“Part of the problem is that some of these key resources have been mispriced,” said Rajat Gupta, Senior Partner Emeritus of McKinsey & Company and Vice Chairman of the International Chamber of Commerce, during the day’s main plenary session, Food, Water and Energy.
“When you allow carbon emissions for free and water for agriculture available for free, you have unlimited use. Proper pricing of these scarce resources and the alignment of incentives is fundamental to proper use,” Mr Gupta added.
While panelists in the session held different views on how these resources could best be managed, they all stressed that an integrated approach was necessary.
“Food, water and energy are three basic securities that are fundamentally linked to each other,” said Jack Moss, Senior Water Advisor for AquaFed, France. “We need to converge on a vision that is more about conservation of the resources we have and renewing the resources that we have.”
Responding to a participant’s point that farmers in developing countries are being denied the right price for their products because of subsidies by other countries, panellist Mike Mack, CEO of Syngenta, commented: “Today, the subsidy system has all been structured around volume.
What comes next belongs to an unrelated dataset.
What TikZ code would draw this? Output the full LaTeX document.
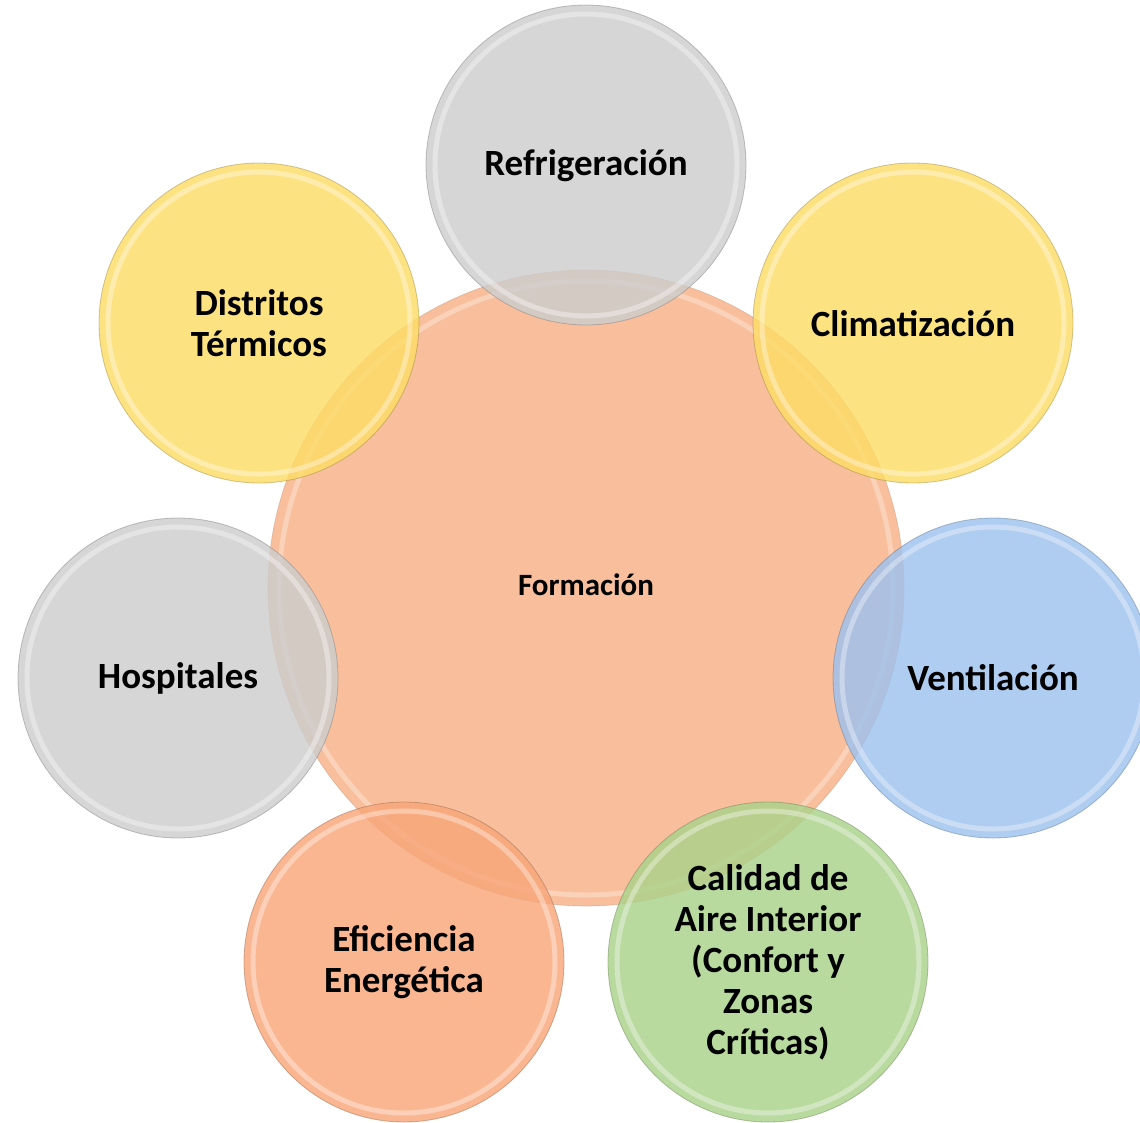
\documentclass[tikz,border=0pt]{standalone}
\usepackage{fontspec}
\setmainfont{Carlito}
\begin{document}
\begin{tikzpicture}[x=1pt,y=-1pt,
  bub/.style={circle, minimum size=#1, inner sep=0pt, align=center, font=\bfseries\fontsize{37}{41}\selectfont}
]
\useasboundingbox (0,0) rectangle (1140,1123);
\definecolor{cgray}{HTML}{CDCDCD}
\definecolor{cyel}{HTML}{FDDC66}
\definecolor{cblue}{HTML}{9DC1EE}
\definecolor{cgreen}{HTML}{AAD28A}
\definecolor{corange}{HTML}{F8A679}
\definecolor{ccent}{HTML}{F9BF9D}
% center
\fill[ccent] (586,588) circle (318);
\draw[white, line width=5pt, opacity=0.3] (586,588) circle (307);
\draw[ccent!70!black, line width=0.6pt, opacity=0.4] (586,588) circle (318);
\node[font=\bfseries\fontsize{31}{36}\selectfont] (form) at (586,585) {Formación};
% satellites
\foreach \cx/\cy/\col/\nm in {586/165/cgray/refr, 913/323/cyel/clim, 993/678/cblue/vent, 768/962/cgreen/cal, 404/962/corange/efi, 178/678/cgray/hosp, 259/323/cyel/dist}{
  \fill[\col, fill opacity=0.82] (\cx,\cy) circle (160);
  \draw[white, line width=5pt, draw opacity=0.35] (\cx,\cy) circle (151);
  \draw[\col!60!black, line width=0.8pt, draw opacity=0.45] (\cx,\cy) circle (160);
}
\node[bub=300pt] (refr) at (586,166) {Refrigeración};
\node[bub=300pt] (clim) at (913,324) {Climatización};
\node[bub=300pt] (vent) at (993,678) {Ventilación};
\node[bub=300pt] (cal) at (768,962) {Calidad de\\Aire Interior\\(Confort y\\Zonas\\Críticas)};
\node[bub=300pt] (efi) at (404,962) {Eficiencia\\Energética};
\node[bub=300pt] (hosp) at (178,678) {Hospitales};
\node[bub=300pt] (dist) at (259,323) {Distritos\\Térmicos};
\end{tikzpicture}
\end{document}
There is not a food volume problem in the world. The subsidies have long out-lived their usefulness.”
Mr Mack also stressed that in many developing countries that so-called “food crises” are primarily due to infrastructure problems, such as the lack of proper roads and bridges, that prevent farmers from transporting their products to markets and the lack of working capital that would allow farmers to have vibrant businesses.
The day’s events also included 12 workshops covering a wide range of subjects from online networking technologies, good governance and women in business to transformational leadership and the ATA Carnet system for duty- and tax-free temporary import of goods.
During a workshop on women in business, Irene Natividad, President of the Washington-based Global Summit of Women, said that in addition to providing more networking opportunities for women, chambers of commerce around the world should organize studies to make the business case for increasing the number of women leaders in business.
“Chambers should conduct studies or urge their governments to conduct studies that provide data on the amount of revenues that women-led businesses generate and the number of people they employ,” Ms Natividad said.
In the session on online networking opportunities using Web 2.0, participants focused on what was described as a set of economic, social and technology trends that facilitate communication, secure information sharing, interoperability and collaboration within enterprises and with stakeholders. The applications discussed included Facebook, Wikis, blogs, Linked-In, and Twitter.
“The only way to understand social media is to participate,” said Sheryle Moon, Director of the Centre for Skills Development in Australia, who led the session.
Participants agreed that people needed to overcome resistance to Web 2.0 and that a change of mindset, particularly among top management, was necessary in order to fully take advantage of the communications and cost-saving opportunities offered by Web 2.0. Chambers of commerce leaders were requested to submit their suggestions to the World Chambers Federation on how it could help chambers facilitate the use of Web 2.0 applications.
Organized by the World Chambers Federation, which is part of the International Chamber of Commerce, and hosted by the Federation of Malaysian Manufacturers, the 6th World Chambers Congress brings together the global community of over 14,000 chambers of commerce. The Congress opened on 3 June and concludes 5 June.